By Adam Boocher

As Dan mentioned in his post a few weeks ago, we’ve just revamped our mentoring program at Berkeley. I think Dan gave some excellent tips on the academic side of things, and so I thought I’d write some advice from a different angle. I’m finding more and more that grad school isn’t all about the research and the math. To give an example, the math department ran a workshop a few weeks ago that I’ll call “A friendly visit from the university psychologist.” The discussion basically centered around the stress involved in being a graduate student and ways of managing it. It was really useful to have a candid discussion about this side of the graduate school experience, and we got some useful tips, which I’ll share below as well as some of the things I’ve found helpful.

My basic advice for entering grad students would be to find a balance and minimize stress. Easier said than done, right? It’s easy to think that math is the only thing that matters, and that more hours per day means more productivity. But this isn’t true. Everyone has their limit and after that point, working more doesn’t necessarily mean that more will get done. I’m a firm believer that success means being happy with what you’re doing. And I’m never happy when I’m stressed. Busy weeks will happen, and there’s nothing we can do about it, but try to have some activities other than math that you do on a regular basis. Something constant. Maybe it’s reading for pleasure on your commute each morning, or maybe it’s singing or dancing with a group on campus. During my first year, an older student told me to seek out these things, and once I did – and it took some time to actually do it – I found it helped a lot.

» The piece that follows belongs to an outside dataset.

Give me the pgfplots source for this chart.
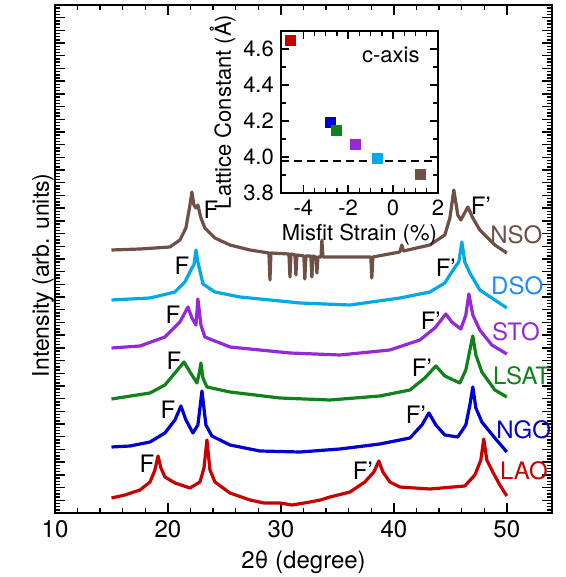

Yes, math grad school is ultimately about preparing academically through research and teaching, but I’ll be the first to say that if work is all I get to do during grad school, or later as a professor, then I want out now! Although this statement might be vacuous – I don’t think anyone works *all* the time – I think it’s an important point. During the discussion with the psychologist many students said they felt guilty when they watched a sunset, or went on a hike, because it was time they weren’t doing math. These breaks from study help refresh us. The guilt, however, does nothing. Take time for math, take time to talk to others (I strongly ditto what Dan said for going to tea), but also take time for yourself.